At New York’s A Voce Madison, Chef Missy Robbins is creating tasting menus that highlight the fresh, local and sometimes wacky seafood she discovers on her morning trips to the Union Square Greenmarket, just a short walk from her restaurant.
On the night I dined, the “Mare” menu included three fish I’d never heard of, let alone tasted. Some of them were new to Chef Missy and her kitchen team as well, but she explained that experimentation is the best part of creating these special menus. They often try out several techniques on a new fish before deciding on the best way to prepare it.

Tunny prepared by Chef Missy Robbins
Tunny (pronounced TON-ee), which Missy described as a cross between mackerel and tuna, was prepared in the Italian “conserva” style — poached, then confited in olive oil — and served with eggplant, raisins and mint. Triggerfish, a mild, meaty white fish, was a hit at our table — and Missy told us it is becoming one of her own favorite fish. She cooked it lightly in olive oil and finished the plate with sweet end-of-summer tomatoes, basil, sesame and shaved bottarga.

Sea robin, fresh from the Greenmarket
The species I was most intrigued by, though, was the curiously named sea robin. “Fish or bird?” Missy (@missyarobbins) Tweeted to her followers with a picture of the crazy-looking winged sea creature that morning. On the plate, it was deep-fried in a batter spiked with squid ink. The fish has a delicate flavor with a texture that reminded Missy of frogs’ legs — a spot-on comparison.

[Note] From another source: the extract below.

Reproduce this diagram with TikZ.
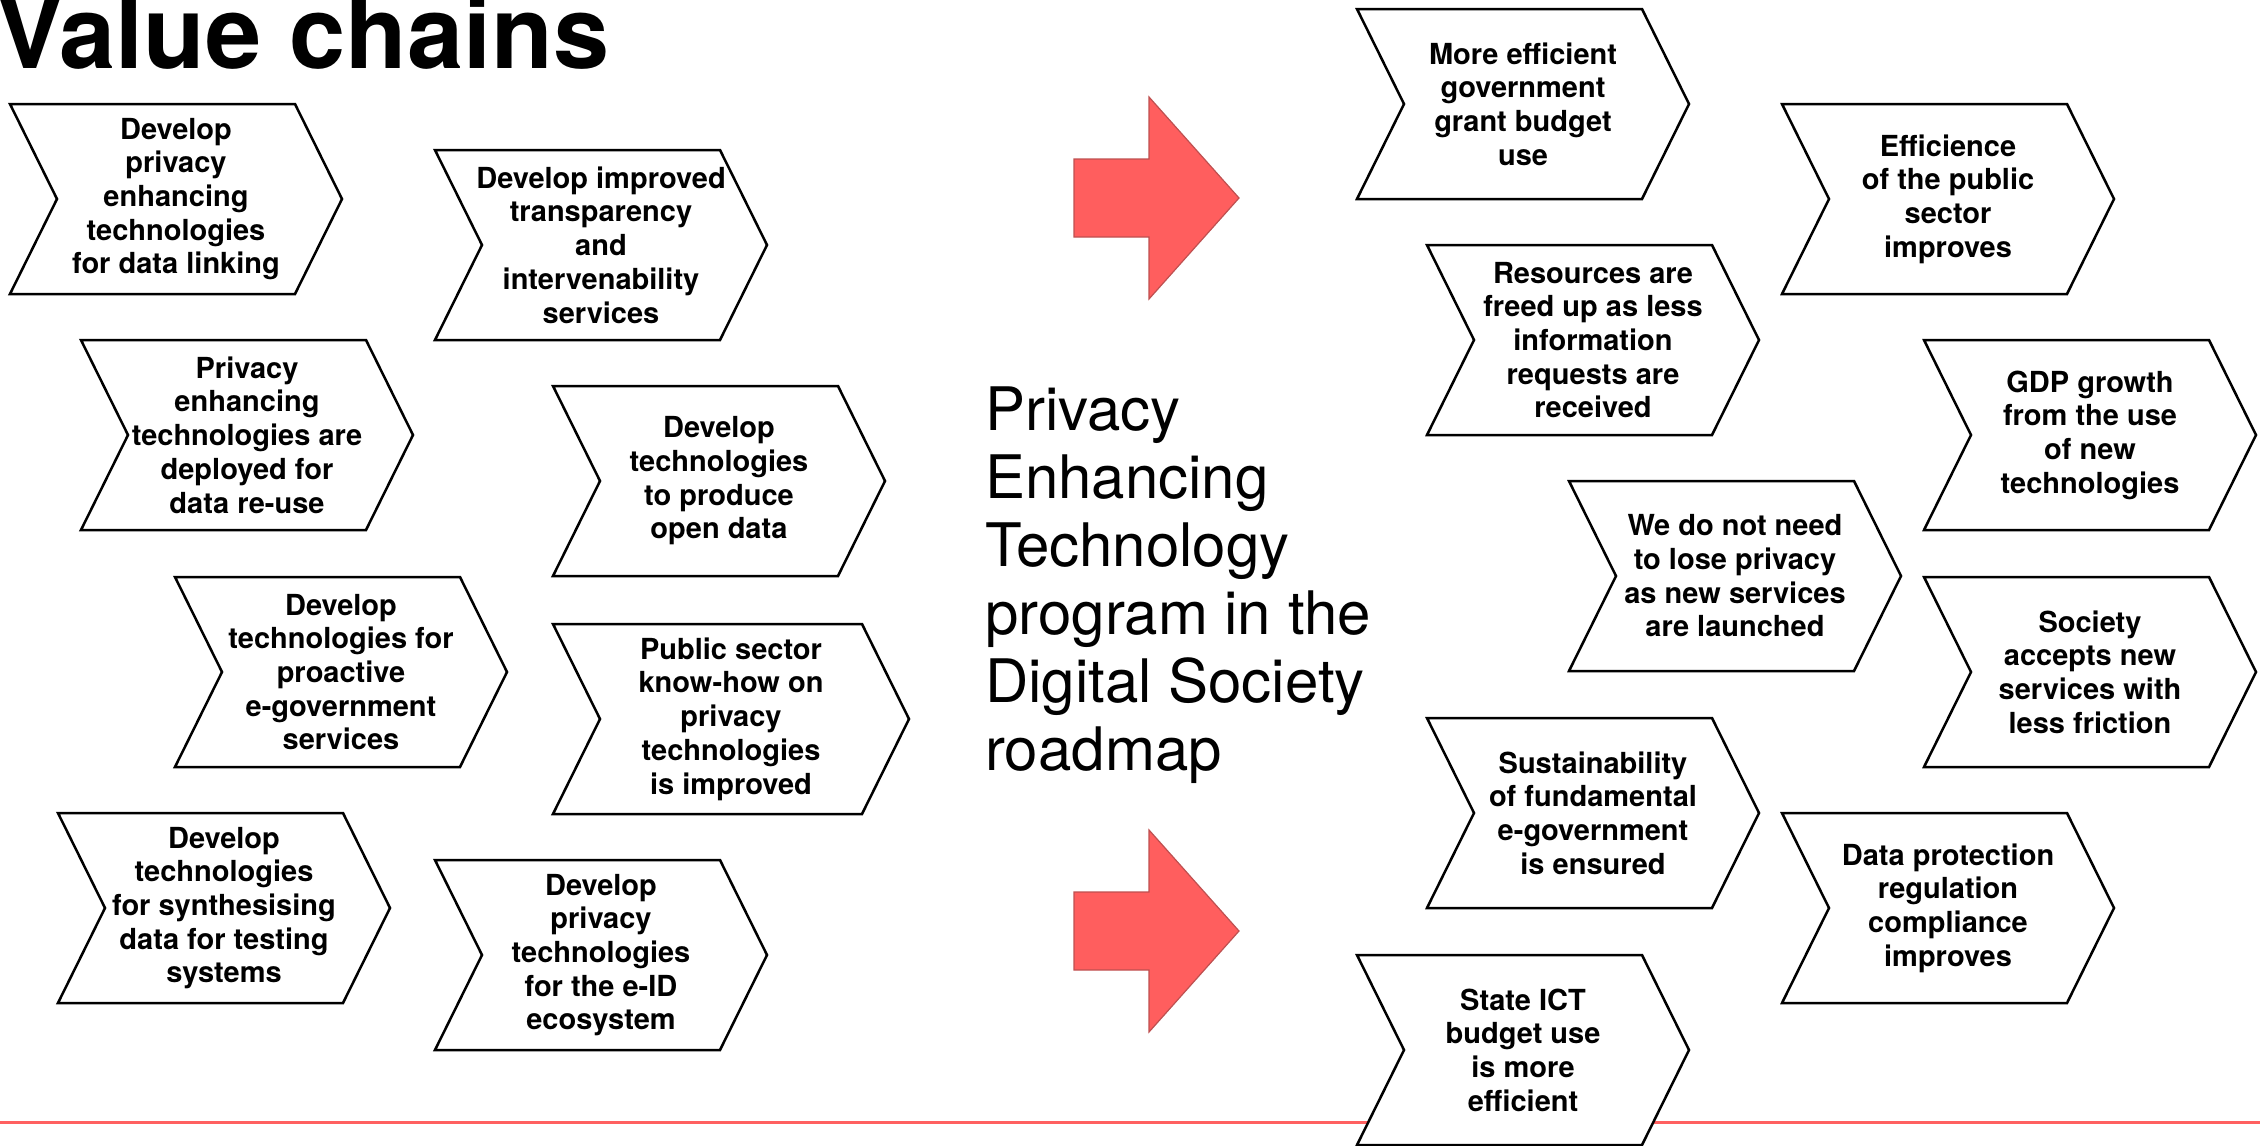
\documentclass[tikz,border=0pt]{standalone}
\usepackage{fontspec}
\setmainfont{TeX Gyre Heros}
\definecolor{arrowred}{RGB}{255,94,94}
\definecolor{arrowedge}{RGB}{190,80,80}
\definecolor{linered}{RGB}{255,96,96}
\newcommand\chevron[5]{%
  \draw[chevshape] (#2,#3) -- ++({#4-47},0) -- ++(47,95) -- ++(-47,95) -- ++({47-#4},0) -- ++(47,-95) -- cycle;
  \node[chevtext] (#1) at ({#2+#4/2},{#3+95}) {#5};}
\begin{document}
\begin{tikzpicture}[x=1pt,y=-1pt,
  chevshape/.style={draw=black, line width=2.5pt, fill=white, line join=miter},
  chevtext/.style={font=\fontsize{29}{33.7}\selectfont\bfseries, align=center, inner sep=0pt},
  redarrow/.style={fill=arrowred, draw=arrowedge, line width=1.2pt, line join=miter},
  baseline/.style={draw=linered, line width=3pt}]
\useasboundingbox (0,0) rectangle (2260,1146);
% bottom rule
\coordinate (ruleL) at (0,1122);
\coordinate (ruleR) at (2260,1122);
\draw[baseline] (ruleL) -- (ruleR);
% title
\node[anchor=base west, inner sep=0pt, font=\fontsize{101}{101}\selectfont\bfseries] (title) at (-4,68) {Value chains};
% left chevrons
\chevron{c1}{10}{104}{332}{Develop\\privacy\\enhancing\\technologies\\for data linking}
\chevron{c2}{435}{150}{332}{Develop improved\\transparency\\and\\intervenability\\services}
\chevron{c3}{81}{340}{332}{Privacy\\enhancing\\technologies are\\deployed for\\data re-use}
\chevron{c4}{553}{386}{332}{Develop\\technologies\\to produce\\open data}
\chevron{c5}{175}{577}{332}{Develop\\technologies for\\proactive\\e-government\\services}
\chevron{c6}{553}{624}{356}{Public sector\\know-how on\\privacy\\technologies\\is improved}
\chevron{c7}{58}{813}{332}{Develop\\technologies\\for synthesising\\data for testing\\systems}
\chevron{c8}{435}{860}{332}{Develop\\privacy\\technologies\\for the e-ID\\ecosystem}
% right chevrons
\chevron{c9}{1357}{9}{332}{More efficient\\government\\grant budget\\use}
\chevron{c10}{1782}{104}{332}{Efficience\\of the public\\sector\\improves}
\chevron{c11}{1427}{245}{332}{Resources are\\freed up as less\\information\\requests are\\received}
\chevron{c12}{1924}{340}{332}{GDP growth\\from the use\\of new\\technologies}
\chevron{c13}{1569}{481}{332}{We do not need\\to lose privacy\\as new services\\are launched}
\chevron{c14}{1924}{577}{332}{Society\\accepts new\\services with\\less friction}
\chevron{c15}{1427}{718}{332}{Sustainability\\of fundamental\\e-government\\is ensured}
\chevron{c16}{1782}{813}{332}{Data protection\\regulation\\compliance\\improves}
\chevron{c17}{1357}{955}{332}{State ICT\\budget use\\is more\\efficient}
% red arrows
\draw[redarrow] (1074,159) -- (1149,159) -- (1149,97) -- (1239,198) -- (1149,299) -- (1149,237) -- (1074,237) -- cycle;
\draw[redarrow] (1074,892) -- (1149,892) -- (1149,830) -- (1239,931) -- (1149,1032) -- (1149,970) -- (1074,970) -- cycle;
% central text (base anchor = baseline of last line)
\node[anchor=base west, inner sep=0pt, align=left, font=\fontsize{60}{68}\selectfont] (program) at (985,770) {Privacy\\Enhancing\\Technology\\program in the\\Digital Society\\roadmap};
\end{tikzpicture}
\end{document}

Sea robin fried in squid-ink batter
When I stopped by the Blue Moon Fish stand at the Greenmarket on a recent afternoon, they were all out of sea robin — apparently another chef bought it all up. But as long as you arrive there early, you’ll find a variety of fish and seafood, exotic and less so, all caught locally off Long Island’s North Fork. Smoked shark, anyone?

If you’re tired of the same old salmon and sea bass, pick up a new fish next time you hit the market. Fishmongers are usually happy to share their wisdom on taste, texture and cooking methods.
“Mare” menus at A Voce Madison will continue through September. Call the restaurant 72 hours ahead to reserve.
Have you ever tried tunny, triggerfish or sea robin? What’s the most unusual fish you’ve ever seen or sampled?